Direction:
Extract all lines from the data beneath that include the word "using".

Dataset content:
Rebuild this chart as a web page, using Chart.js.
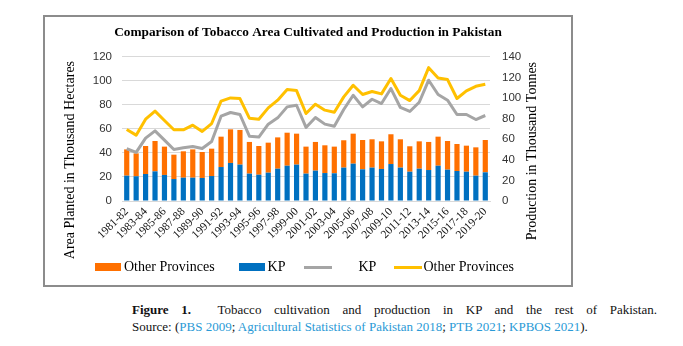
<!DOCTYPE html>
<html>
<head>
<meta charset="utf-8">
<script src="https://cdn.jsdelivr.net/npm/chart.js@4/dist/chart.umd.min.js"></script>
<style>
  html, body { margin: 0; padding: 0; background: #fff; }
  body { width: 683px; height: 346px; position: relative; overflow: hidden; }
  #frame { position: absolute; left: 43px; top: 15px; width: 530px; height: 272px; border: 2px solid #8c8c8c; box-sizing: border-box; background: #fff; }
  #chart { display: block; }
  #legend { position: absolute; left: 95px; top: 260px; height: 14px; display: flex; align-items: center; font: 14px "Liberation Serif", serif; color: #000; white-space: pre; }
  #legend .sw { display: inline-block; }
  #cap { position: absolute; left: 132px; top: 301px; width: 525px; font: 13px "Liberation Serif", serif; line-height: 17px; color: #111; }
  #cap .l1 { text-align: justify; text-align-last: justify; }
  #cap a { color: #2a9ad6; text-decoration: none; }
</style>
</head>
<body>
<div id="frame"><canvas id="chart" width="526" height="268"></canvas></div>
<div id="legend"></div>
<div id="cap">
  <div class="l1"><b style="margin-right:14px">Figure 1.</b> Tobacco cultivation and production in KP and the rest of Pakistan.</div>
  <div>Source: (<a>PBS 2009</a>; <a>Agricultural Statistics of Pakistan 2018</a>; <a>PTB 2021</a>; <a>KPBOS 2021</a>).</div>
</div>
<script>
const chartTitle = 'Comparison of Tobacco Area Cultivated and Production in Pakistan';
const leftAxisTitle = 'Area Planted in Thousand Hectares';
const rightAxisTitle = 'Production in Thousand Tonnes';

const categories = ['1981-82','1982-83','1983-84','1984-85','1985-86','1986-87','1987-88','1988-89','1989-90','1990-91',
  '1991-92','1992-93','1993-94','1994-95','1995-96','1996-97','1997-98','1998-99','1999-00','2000-01',
  '2001-02','2002-03','2003-04','2004-05','2005-06','2006-07','2007-08','2008-09','2009-10','2010-11',
  '2011-12','2012-13','2013-14','2014-15','2015-16','2016-17','2017-18','2018-19','2019-20'];

// Area planted (thousand hectares), stacked bars on left axis
const kpArea = [21.1,20.6,22.5,24.7,21.7,18.3,19.4,19.4,19.2,20.8,
  28.3,31.7,30.3,22.8,21.9,23.6,26.9,29.4,30.3,22.8,
  25.3,23.3,23.1,27.8,31.1,26.4,27.8,26.7,30.8,27.8,
  24.4,26.9,25.8,29.4,26.1,25.0,24.4,21.1,23.9];
const otherArea = [21.9,19.1,23.3,25.3,23.6,20.3,22.0,23.6,21.6,22.8,
  25.3,28.0,28.9,26.4,23.9,25.0,26.1,27.5,25.8,22.5,
  23.9,23.1,22.2,22.8,25.0,24.4,23.6,23.0,24.8,23.6,
  21.2,22.8,23.4,24.2,23.9,22.5,21.7,23.6,26.9];

// Production (thousand tonnes), stacked lines on right axis
const kpProduction = [50.8,47.2,61.1,68.2,59.2,50.1,51.7,53.0,51.1,57.9,
  82.4,86.0,84.1,63.0,62.1,74.7,80.8,91.5,93.1,71.5,
  81.2,74.7,72.7,88.9,102.8,91.5,98.9,94.7,109.3,90.9,
  87.0,96.0,117.4,103.5,98.0,84.1,84.1,79.2,83.1];
const otherProduction = [18.7,16.8,18.4,19.1,19.0,19.1,17.5,20.7,16.5,17.4,
  14.6,14.2,15.5,17.5,17.4,15.8,17.2,16.8,14.2,13.5,
  12.9,13.6,13.6,12.3,9.7,12.0,7.5,9.4,9.7,11.9,
  10.6,11.3,12.2,16.1,20.0,15.5,22.9,32.3,30.4];

const leftTicks = { min: 0, max: 120, step: 20 };
const rightTicks = { min: 0, max: 140, step: 20 };

const COLORS = { orange: '#FF7000', blue: '#0070C0', gray: '#A5A5A5', yellow: '#FFC000' };

const axisTitlePlugin = {
  id: 'axisTitles',
  afterDraw(chart) {
    const { ctx, chartArea, scales } = chart;
    ctx.save();
    ctx.font = '14px "Liberation Serif"';
    ctx.fillStyle = '#000';
    ctx.textAlign = 'right';
    ctx.textBaseline = 'middle';
    ctx.save();
    ctx.translate(scales.y.left + 25, chartArea.top + 4);
    ctx.rotate(-Math.PI / 2);
    ctx.fillText(leftAxisTitle, 0, 0);
    ctx.restore();
    ctx.save();
    ctx.translate(scales.y1.left + 42, chartArea.top + 5);
    ctx.rotate(-Math.PI / 2);
    ctx.fillText(rightAxisTitle, 0, 0);
    ctx.restore();
    ctx.restore();
  }
};

const tickFont = { family: 'Liberation Sans', size: 11.5 };

const chart = new Chart(document.getElementById('chart'), {
  type: 'bar',
  data: {
    labels: categories,
    datasets: [
      { type: 'line', label: 'KP', data: kpProduction, yAxisID: 'y1', borderColor: COLORS.gray, backgroundColor: COLORS.gray,
        borderWidth: 3, pointRadius: 0, tension: 0, borderJoinStyle: 'round', fill: false },
      { type: 'line', label: 'Other Provinces', data: otherProduction, yAxisID: 'y1', borderColor: COLORS.yellow, backgroundColor: COLORS.yellow,
        borderWidth: 3, pointRadius: 0, tension: 0, borderJoinStyle: 'round', fill: false },
      { type: 'bar', label: 'KP', data: kpArea, yAxisID: 'y', backgroundColor: COLORS.blue, borderWidth: 0,
        barPercentage: 0.55, categoryPercentage: 1 },
      { type: 'bar', label: 'Other Provinces', data: otherArea, yAxisID: 'y', backgroundColor: COLORS.orange, borderWidth: 0,
        barPercentage: 0.55, categoryPercentage: 1 }
    ]
  },
  options: {
    responsive: false,
    devicePixelRatio: 1,
    animation: false,
    layout: { padding: 0 },
    plugins: {
      legend: { display: false },
      tooltip: { enabled: false },
      title: {
        display: true, text: chartTitle, color: '#000',
        font: { family: 'Liberation Serif', size: 13.3, weight: 'bold' },
        padding: { top: 8, bottom: 16 }
      }
    },
    scales: {
      x: {
        stacked: true, offset: true,
        grid: { display: true, drawOnChartArea: false, drawTicks: false },
        border: { display: true, color: '#d9d9d9', width: 1 },
        ticks: {
          autoSkip: false, minRotation: 45, maxRotation: 45, padding: 4, color: '#111',
          font: { family: 'Liberation Serif', size: 11.5 },
          callback: function (value, index) { return index % 2 === 0 ? this.getLabelForValue(value) : ''; }
        },
        afterFit: (s) => { s.height = 84; }
      },
      y: {
        position: 'left', stacked: true, min: leftTicks.min, max: leftTicks.max,
        ticks: { stepSize: leftTicks.step, padding: 10, color: '#333', font: tickFont },
        grid: { color: '#d9d9d9', drawTicks: false },
        border: { display: false },
        afterFit: (s) => { s.width = 77; }
      },
      y1: {
        position: 'right', stacked: true, min: rightTicks.min, max: rightTicks.max,
        ticks: { stepSize: rightTicks.step, padding: 12, color: '#333', font: tickFont },
        grid: { display: false, drawTicks: false },
        border: { display: false },
        afterFit: (s) => { s.width = 81; }
      }
    }
  },
  plugins: [axisTitlePlugin]
});

// HTML legend built from the chart's datasets (bars first, then lines, as in the original)
(function buildLegend() {
  const ds = chart.data.datasets;
  const items = [
    { d: ds[3], kind: 'box', gapBefore: 0, gapText: 3 },
    { d: ds[2], kind: 'box', gapBefore: 24, gapText: 3 },
    { d: ds[0], kind: 'line', gapBefore: 18, gapText: 27 },
    { d: ds[1], kind: 'line', gapBefore: 18, gapText: 1 }
  ];
  const el = document.getElementById('legend');
  items.forEach(it => {
    const sw = document.createElement('span');
    sw.className = 'sw';
    sw.style.marginLeft = it.gapBefore + 'px';
    sw.style.width = (it.kind === 'box' ? 26 : 28) + 'px';
    sw.style.height = (it.kind === 'box' ? 8 : 3) + 'px';
    sw.style.background = it.kind === 'box' ? it.d.backgroundColor : it.d.borderColor;
    const tx = document.createElement('span');
    tx.style.marginLeft = it.gapText + 'px';
    tx.textContent = it.d.label;
    el.appendChild(sw);
    el.appendChild(tx);
  });
})();
</script>
</body>
</html>
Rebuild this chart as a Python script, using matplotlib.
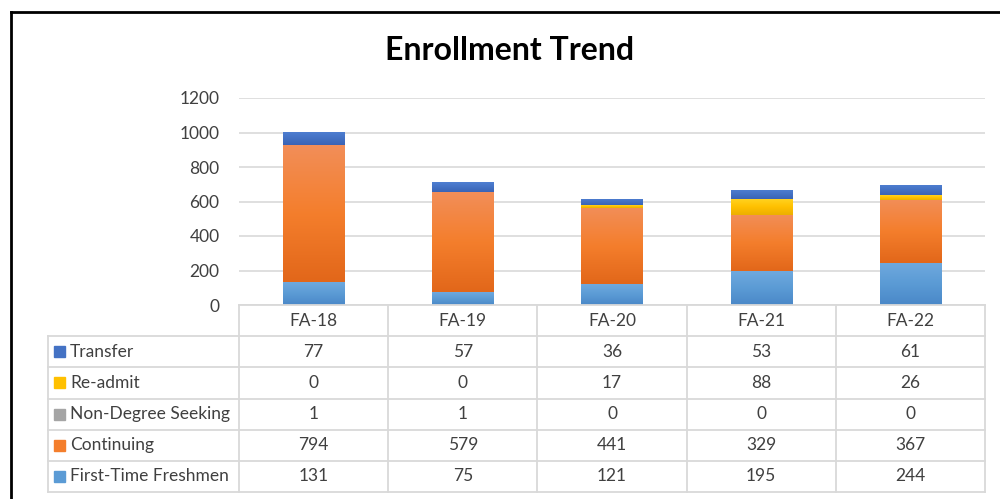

Solved exercise:
Rebuild this chart as a web page, using Chart.js.
Rebuild this chart as a Python script, using matplotlib.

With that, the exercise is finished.